>> begin
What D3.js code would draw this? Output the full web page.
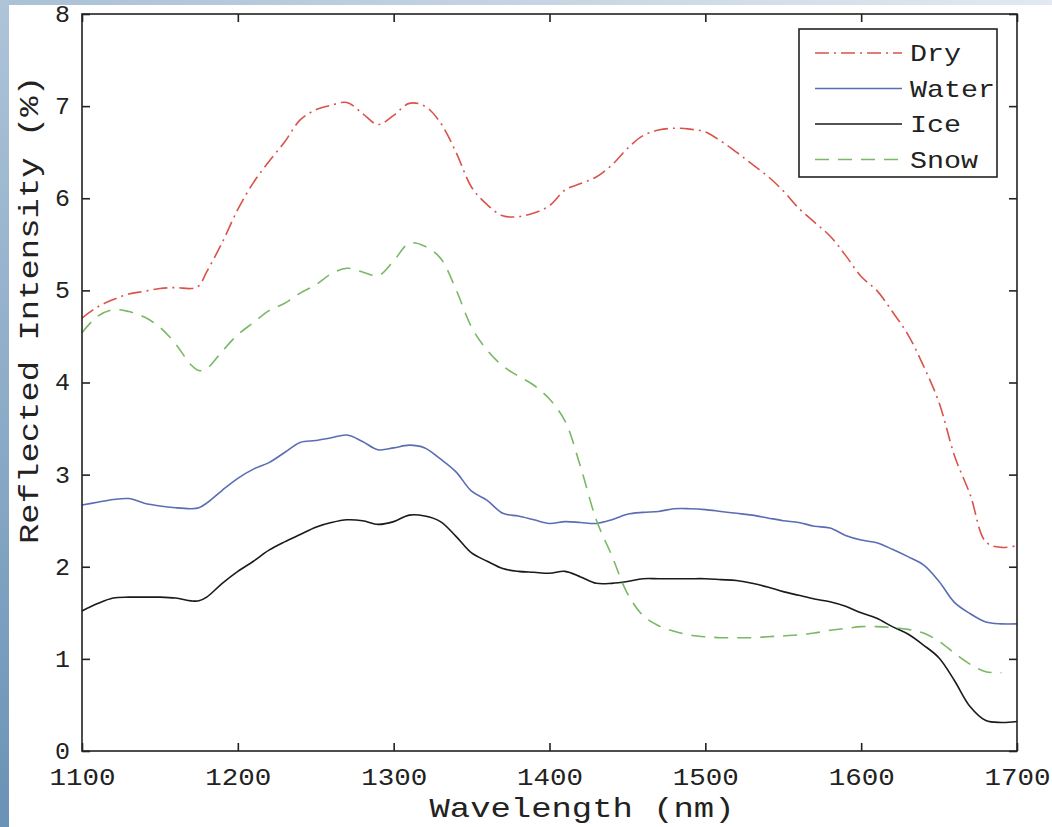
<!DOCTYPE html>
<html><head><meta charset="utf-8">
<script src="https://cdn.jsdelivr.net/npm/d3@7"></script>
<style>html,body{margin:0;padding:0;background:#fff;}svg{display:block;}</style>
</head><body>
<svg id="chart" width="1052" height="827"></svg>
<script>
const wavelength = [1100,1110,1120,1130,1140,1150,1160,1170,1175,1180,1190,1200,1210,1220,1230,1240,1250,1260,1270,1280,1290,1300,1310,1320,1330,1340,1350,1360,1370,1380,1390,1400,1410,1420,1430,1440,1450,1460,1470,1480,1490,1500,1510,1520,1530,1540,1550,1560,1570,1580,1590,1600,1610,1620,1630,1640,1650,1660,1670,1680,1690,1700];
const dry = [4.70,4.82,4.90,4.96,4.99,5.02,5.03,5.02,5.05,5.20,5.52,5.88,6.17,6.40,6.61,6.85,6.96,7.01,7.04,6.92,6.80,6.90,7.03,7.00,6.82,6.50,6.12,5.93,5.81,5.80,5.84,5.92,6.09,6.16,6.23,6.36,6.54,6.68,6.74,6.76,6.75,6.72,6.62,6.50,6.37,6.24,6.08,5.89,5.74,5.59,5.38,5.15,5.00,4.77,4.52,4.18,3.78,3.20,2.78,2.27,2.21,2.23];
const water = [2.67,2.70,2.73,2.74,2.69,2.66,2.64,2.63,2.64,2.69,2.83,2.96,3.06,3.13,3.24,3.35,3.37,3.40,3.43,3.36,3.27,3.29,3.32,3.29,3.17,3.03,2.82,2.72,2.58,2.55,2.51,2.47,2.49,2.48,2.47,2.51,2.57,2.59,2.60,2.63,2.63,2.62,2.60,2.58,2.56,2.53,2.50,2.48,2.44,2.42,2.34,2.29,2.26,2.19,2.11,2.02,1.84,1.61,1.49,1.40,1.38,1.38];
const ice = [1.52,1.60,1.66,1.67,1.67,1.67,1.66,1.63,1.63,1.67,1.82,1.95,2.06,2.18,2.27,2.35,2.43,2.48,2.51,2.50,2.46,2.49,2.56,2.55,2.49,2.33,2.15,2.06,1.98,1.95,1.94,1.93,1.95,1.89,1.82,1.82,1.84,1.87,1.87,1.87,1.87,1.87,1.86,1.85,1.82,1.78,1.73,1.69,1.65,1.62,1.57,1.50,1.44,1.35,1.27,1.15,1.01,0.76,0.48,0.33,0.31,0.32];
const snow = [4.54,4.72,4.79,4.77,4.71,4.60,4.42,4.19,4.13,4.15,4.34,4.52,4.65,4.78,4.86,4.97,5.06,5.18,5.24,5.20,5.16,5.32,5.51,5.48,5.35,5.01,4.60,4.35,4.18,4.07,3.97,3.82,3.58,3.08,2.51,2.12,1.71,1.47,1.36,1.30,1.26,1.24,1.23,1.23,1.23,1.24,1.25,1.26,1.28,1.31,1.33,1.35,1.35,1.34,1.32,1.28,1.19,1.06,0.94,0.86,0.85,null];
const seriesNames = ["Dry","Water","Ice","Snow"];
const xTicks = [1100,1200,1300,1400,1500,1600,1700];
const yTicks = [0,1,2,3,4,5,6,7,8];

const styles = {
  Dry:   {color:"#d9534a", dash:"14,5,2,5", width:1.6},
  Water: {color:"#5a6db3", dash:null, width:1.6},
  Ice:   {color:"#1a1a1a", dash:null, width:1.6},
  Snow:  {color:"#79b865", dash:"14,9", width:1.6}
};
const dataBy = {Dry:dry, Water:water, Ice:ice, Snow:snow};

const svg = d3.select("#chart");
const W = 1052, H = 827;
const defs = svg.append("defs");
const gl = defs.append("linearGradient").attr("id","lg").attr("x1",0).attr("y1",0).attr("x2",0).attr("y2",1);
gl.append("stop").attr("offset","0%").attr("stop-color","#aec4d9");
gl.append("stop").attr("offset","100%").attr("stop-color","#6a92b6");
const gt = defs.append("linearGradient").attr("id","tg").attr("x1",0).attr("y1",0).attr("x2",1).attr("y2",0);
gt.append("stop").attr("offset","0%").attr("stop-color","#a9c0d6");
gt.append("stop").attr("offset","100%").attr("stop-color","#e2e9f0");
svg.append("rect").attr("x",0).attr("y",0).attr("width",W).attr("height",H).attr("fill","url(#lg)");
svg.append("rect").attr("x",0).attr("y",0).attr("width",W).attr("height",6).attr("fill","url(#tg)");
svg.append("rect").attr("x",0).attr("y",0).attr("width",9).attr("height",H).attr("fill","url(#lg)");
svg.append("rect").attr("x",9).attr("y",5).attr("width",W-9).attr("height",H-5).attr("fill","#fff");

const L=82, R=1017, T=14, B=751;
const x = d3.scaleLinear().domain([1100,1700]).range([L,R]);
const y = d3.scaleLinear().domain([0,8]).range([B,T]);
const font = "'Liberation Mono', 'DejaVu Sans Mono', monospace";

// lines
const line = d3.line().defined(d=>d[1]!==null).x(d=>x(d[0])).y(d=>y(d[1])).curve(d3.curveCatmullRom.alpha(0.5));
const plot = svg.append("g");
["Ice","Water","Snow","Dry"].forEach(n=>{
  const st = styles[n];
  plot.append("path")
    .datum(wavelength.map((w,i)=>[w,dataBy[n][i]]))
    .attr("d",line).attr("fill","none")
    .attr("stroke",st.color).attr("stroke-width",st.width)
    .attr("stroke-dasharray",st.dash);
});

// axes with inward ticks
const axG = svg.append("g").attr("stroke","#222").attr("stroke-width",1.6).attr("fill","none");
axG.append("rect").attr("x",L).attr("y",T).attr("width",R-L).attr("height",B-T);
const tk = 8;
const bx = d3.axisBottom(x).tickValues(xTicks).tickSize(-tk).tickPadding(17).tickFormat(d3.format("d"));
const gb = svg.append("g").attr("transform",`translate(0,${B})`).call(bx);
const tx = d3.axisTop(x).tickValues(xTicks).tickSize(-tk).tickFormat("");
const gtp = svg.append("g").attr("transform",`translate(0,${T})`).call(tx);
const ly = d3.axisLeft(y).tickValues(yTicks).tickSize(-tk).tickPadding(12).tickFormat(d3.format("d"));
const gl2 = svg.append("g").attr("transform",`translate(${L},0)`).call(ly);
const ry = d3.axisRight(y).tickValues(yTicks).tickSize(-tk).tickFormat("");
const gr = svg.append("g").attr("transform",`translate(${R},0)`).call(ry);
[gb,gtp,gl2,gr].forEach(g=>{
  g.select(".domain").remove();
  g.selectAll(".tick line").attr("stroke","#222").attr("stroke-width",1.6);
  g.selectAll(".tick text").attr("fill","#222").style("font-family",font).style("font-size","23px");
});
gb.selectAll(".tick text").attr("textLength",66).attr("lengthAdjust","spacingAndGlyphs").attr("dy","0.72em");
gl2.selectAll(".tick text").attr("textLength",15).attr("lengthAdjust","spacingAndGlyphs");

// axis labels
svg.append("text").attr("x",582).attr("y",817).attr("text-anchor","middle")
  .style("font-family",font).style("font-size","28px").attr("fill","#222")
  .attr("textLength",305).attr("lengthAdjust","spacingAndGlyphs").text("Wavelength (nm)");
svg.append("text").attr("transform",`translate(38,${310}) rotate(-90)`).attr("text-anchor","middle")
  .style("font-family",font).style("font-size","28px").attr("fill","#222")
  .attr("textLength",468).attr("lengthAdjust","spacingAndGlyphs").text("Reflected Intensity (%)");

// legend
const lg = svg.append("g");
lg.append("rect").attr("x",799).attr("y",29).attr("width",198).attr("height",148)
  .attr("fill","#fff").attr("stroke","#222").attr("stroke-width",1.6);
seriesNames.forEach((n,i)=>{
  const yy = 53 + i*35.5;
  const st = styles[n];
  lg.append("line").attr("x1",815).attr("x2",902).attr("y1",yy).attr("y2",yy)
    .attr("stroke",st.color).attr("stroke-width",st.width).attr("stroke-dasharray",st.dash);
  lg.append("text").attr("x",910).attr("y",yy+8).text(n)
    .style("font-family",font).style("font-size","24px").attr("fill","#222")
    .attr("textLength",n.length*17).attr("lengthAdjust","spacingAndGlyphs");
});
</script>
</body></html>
>> end
## DESCRIPTION OF THE TASK
Reproduce the material above exactly, first line through the line that contains "const yTicks = [0,1,2,3,4,5,6,7,8];", minus the pictures.

## RESPONSE TO THE EXERCISE
What D3.js code would draw this? Output the full web page.
<!DOCTYPE html>
<html><head><meta charset="utf-8">
<script src="https://cdn.jsdelivr.net/npm/d3@7"></script>
<style>html,body{margin:0;padding:0;background:#fff;}svg{display:block;}</style>
</head><body>
<svg id="chart" width="1052" height="827"></svg>
<script>
const wavelength = [1100,1110,1120,1130,1140,1150,1160,1170,1175,1180,1190,1200,1210,1220,1230,1240,1250,1260,1270,1280,1290,1300,1310,1320,1330,1340,1350,1360,1370,1380,1390,1400,1410,1420,1430,1440,1450,1460,1470,1480,1490,1500,1510,1520,1530,1540,1550,1560,1570,1580,1590,1600,1610,1620,1630,1640,1650,1660,1670,1680,1690,1700];
const dry = [4.70,4.82,4.90,4.96,4.99,5.02,5.03,5.02,5.05,5.20,5.52,5.88,6.17,6.40,6.61,6.85,6.96,7.01,7.04,6.92,6.80,6.90,7.03,7.00,6.82,6.50,6.12,5.93,5.81,5.80,5.84,5.92,6.09,6.16,6.23,6.36,6.54,6.68,6.74,6.76,6.75,6.72,6.62,6.50,6.37,6.24,6.08,5.89,5.74,5.59,5.38,5.15,5.00,4.77,4.52,4.18,3.78,3.20,2.78,2.27,2.21,2.23];
const water = [2.67,2.70,2.73,2.74,2.69,2.66,2.64,2.63,2.64,2.69,2.83,2.96,3.06,3.13,3.24,3.35,3.37,3.40,3.43,3.36,3.27,3.29,3.32,3.29,3.17,3.03,2.82,2.72,2.58,2.55,2.51,2.47,2.49,2.48,2.47,2.51,2.57,2.59,2.60,2.63,2.63,2.62,2.60,2.58,2.56,2.53,2.50,2.48,2.44,2.42,2.34,2.29,2.26,2.19,2.11,2.02,1.84,1.61,1.49,1.40,1.38,1.38];
const ice = [1.52,1.60,1.66,1.67,1.67,1.67,1.66,1.63,1.63,1.67,1.82,1.95,2.06,2.18,2.27,2.35,2.43,2.48,2.51,2.50,2.46,2.49,2.56,2.55,2.49,2.33,2.15,2.06,1.98,1.95,1.94,1.93,1.95,1.89,1.82,1.82,1.84,1.87,1.87,1.87,1.87,1.87,1.86,1.85,1.82,1.78,1.73,1.69,1.65,1.62,1.57,1.50,1.44,1.35,1.27,1.15,1.01,0.76,0.48,0.33,0.31,0.32];
const snow = [4.54,4.72,4.79,4.77,4.71,4.60,4.42,4.19,4.13,4.15,4.34,4.52,4.65,4.78,4.86,4.97,5.06,5.18,5.24,5.20,5.16,5.32,5.51,5.48,5.35,5.01,4.60,4.35,4.18,4.07,3.97,3.82,3.58,3.08,2.51,2.12,1.71,1.47,1.36,1.30,1.26,1.24,1.23,1.23,1.23,1.24,1.25,1.26,1.28,1.31,1.33,1.35,1.35,1.34,1.32,1.28,1.19,1.06,0.94,0.86,0.85,null];
const seriesNames = ["Dry","Water","Ice","Snow"];
const xTicks = [1100,1200,1300,1400,1500,1600,1700];
const yTicks = [0,1,2,3,4,5,6,7,8];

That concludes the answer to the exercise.